AA and IWG differ in interpretation of biomarker positivity in cognitively unimpaired individuals: AA defines biomarker positivity as disease presence; IWG defines it as risk unless symptoms or deterministic progression markers are present.
Both criteria agree molecular biomarker testing should be limited to symptomatic individuals in clinical practice.
Guideline-Based Recommendations
Diagnosis
Use core biomarkers (amyloid and tau PET, CSF amyloid-β42 and phosphorylated tau) to establish Alzheimer’s disease diagnosis.
Blood-based biomarkers may be used when assays meet performance criteria or regulatory approval.

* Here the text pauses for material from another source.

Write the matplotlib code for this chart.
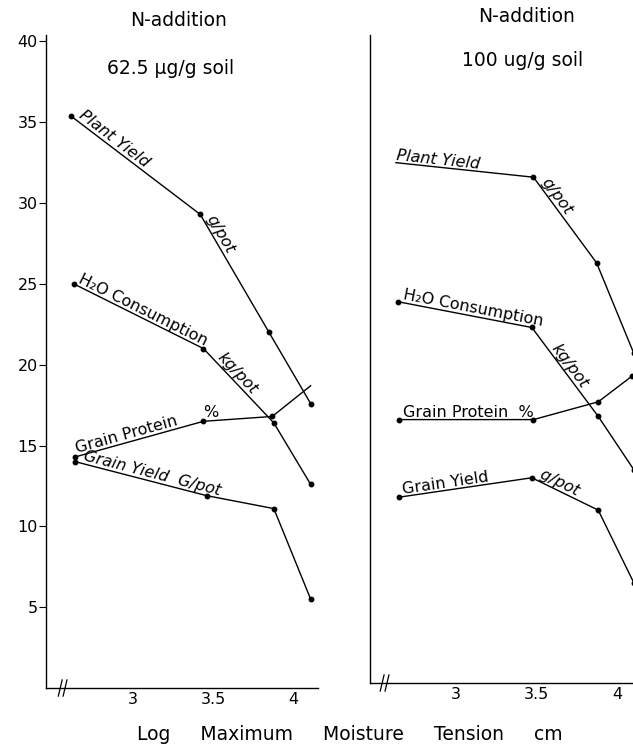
import numpy as np
import matplotlib.pyplot as plt

# left panel: N-addition 62.5 ug/g soil
l_plant_x = [2.61, 3.42, 3.85, 4.11]
l_plant_y = [35.4, 29.3, 22.0, 17.6]
l_h2o_x = [2.63, 3.44, 3.88, 4.11]
l_h2o_y = [25.0, 21.0, 16.4, 12.6]
l_prot_x = [2.64, 3.44, 3.87, 4.11]
l_prot_y = [14.3, 16.5, 16.8, 18.7]
l_gy_x = [2.64, 3.46, 3.88, 4.11]
l_gy_y = [14.0, 11.9, 11.1, 5.5]

# right panel: N-addition 100 ug/g soil
r_plant_x = [2.63, 3.48, 3.87, 4.10]
r_plant_y = [32.2, 31.3, 26.0, 20.4]
r_h2o_x = [2.64, 3.47, 3.88, 4.10]
r_h2o_y = [23.6, 22.0, 16.5, 13.2]
r_prot_x = [2.65, 3.48, 3.88, 4.09]
r_prot_y = [16.3, 16.3, 17.4, 19.0]
r_gy_x = [2.65, 3.47, 3.88, 4.10]
r_gy_y = [11.5, 12.7, 10.7, 6.2]

yticks = [5, 10, 15, 20, 25, 30, 35, 40]
xticks = [3, 3.5, 4]
xticklabels = ['3', '3.5', '4']

W, H = 633, 749
fig = plt.figure(figsize=(W / 100, H / 100), dpi=100)
ax1 = fig.add_axes([46 / W, 61 / H, 272 / W, 653 / H])
ax2 = fig.add_axes([370 / W, 66 / H, 280 / W, 648 / H])

ax1.set_xlim(2.456, 4.156)
ax1.set_ylim(0, 40.4)
ax2.set_xlim(2.47, 4.20)
ax2.set_ylim(0, 40.1)

LBL = 11.5


def draw(ax, xs, ys, dots=None):
    ax.plot(xs, ys, color='black', lw=1.0)
    if dots is None:
        dots = list(range(len(xs)))
    ax.plot([xs[i] for i in dots], [ys[i] for i in dots], 'o', color='black',
            ms=3.2, ls='none')


def seg_label(ax, xs, ys, i, text, t=0.04, size=LBL, style='italic'):
    p0 = ax.transData.transform((xs[i], ys[i]))
    p1 = ax.transData.transform((xs[i + 1], ys[i + 1]))
    ang = np.degrees(np.arctan2(p1[1] - p0[1], p1[0] - p0[0]))
    x = xs[i] + t * (xs[i + 1] - xs[i])
    y = ys[i] + t * (ys[i + 1] - ys[i])
    ax.text(x, y, text, rotation=ang, rotation_mode='anchor', ha='left',
            va='bottom', fontsize=size, style=style)


for ax in (ax1, ax2):
    for s in ('top', 'right'):
        ax.spines[s].set_visible(False)
    ax.spines['left'].set_linewidth(1.0)
    ax.spines['bottom'].set_linewidth(1.0)
    ax.set_xticks(xticks)
    ax.set_xticklabels(xticklabels, fontsize=11.5)
    ax.tick_params(axis='x', length=0, pad=3)
    # axis break marks
    for bx in (2.545, 2.575):
        ax.plot([bx - 0.012, bx + 0.012], [-0.5, 0.5], color='black', lw=0.9,
                clip_on=False)

ax1.set_yticks(yticks)
ax1.set_yticklabels([str(v) for v in yticks], fontsize=11.5)
ax1.tick_params(axis='y', direction='out', length=5, pad=1)
ax2.set_yticks([])

# left panel
draw(ax1, l_plant_x, l_plant_y)
draw(ax1, l_h2o_x, l_h2o_y)
draw(ax1, l_prot_x, l_prot_y, dots=[0, 1, 2])
draw(ax1, l_gy_x, l_gy_y)
seg_label(ax1, l_plant_x, l_plant_y, 0, 'Plant Yield')
seg_label(ax1, l_plant_x, l_plant_y, 1, 'g/pot', t=0.05)
seg_label(ax1, l_h2o_x, l_h2o_y, 0, 'H\u2082O Consumption', t=0.02,
          style='normal')
seg_label(ax1, l_h2o_x, l_h2o_y, 1, 'kg/pot', t=0.15)
seg_label(ax1, l_prot_x, l_prot_y, 0, 'Grain Protein', t=0.02,
          style='normal')
ax1.text(3.44, 16.6, '%', fontsize=LBL, ha='left', va='bottom')
seg_label(ax1, l_gy_x, l_gy_y, 0, 'Grain Yield  G/pot', t=0.05)

# right panel
draw(ax2, r_plant_x, r_plant_y, dots=[1, 2, 3])
draw(ax2, r_h2o_x, r_h2o_y)
draw(ax2, r_prot_x, r_prot_y)
draw(ax2, r_gy_x, r_gy_y)
seg_label(ax2, r_plant_x, r_plant_y, 0, 'Plant Yield', t=0.0)
seg_label(ax2, r_plant_x, r_plant_y, 1, 'g/pot', t=0.08)
seg_label(ax2, r_h2o_x, r_h2o_y, 0, 'H\u2082O Consumption', t=0.03,
          style='normal')
seg_label(ax2, r_h2o_x, r_h2o_y, 1, 'kg/pot', t=0.25)
seg_label(ax2, r_prot_x, r_prot_y, 0, 'Grain Protein  %', t=0.03,
          style='normal')
seg_label(ax2, r_gy_x, r_gy_y, 0, 'Grain Yield', t=0.03, style='normal')
seg_label(ax2, r_gy_x, r_gy_y, 1, ' g/pot', t=0.02)

# titles
fig.text(179 / W, 1 - 20 / H, 'N-addition', ha='center', va='center',
         fontsize=13.5)
fig.text(171 / W, 1 - 68 / H, '62.5 \u03bcg/g soil', ha='center',
         va='center', fontsize=13.5)
fig.text(527 / W, 1 - 16 / H, 'N-addition', ha='center', va='center',
         fontsize=13.5)
fig.text(523 / W, 1 - 60 / H, '100 ug/g soil', ha='center', va='center',
         fontsize=13.5)

fig.text(350 / W, 1 - 735 / H, 'Log     Maximum     Moisture     Tension     cm',
         ha='center', va='center', fontsize=13.5)

fig.savefig('out.png', dpi=100)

Do not use molecular biomarkers for diagnosis in cognitively unimpaired individuals without symptoms.
Management
Incorporate biomarker testing in clinical diagnostic work-ups for symptomatic patients to improve diagnostic accuracy.
Monitoring & Follow-up
Further research needed with long-term follow-up of biomarker-positive cognitively unimpaired individuals to improve individualized risk prediction.
Risks
Risk of progression to symptoms varies by biomarker profile; advanced tau pathology with amyloid positivity confers near-deterministic risk.
Avoid labeling asymptomatic individuals with biomarker positivity as having disease unless risk is near-deterministic or symptoms present.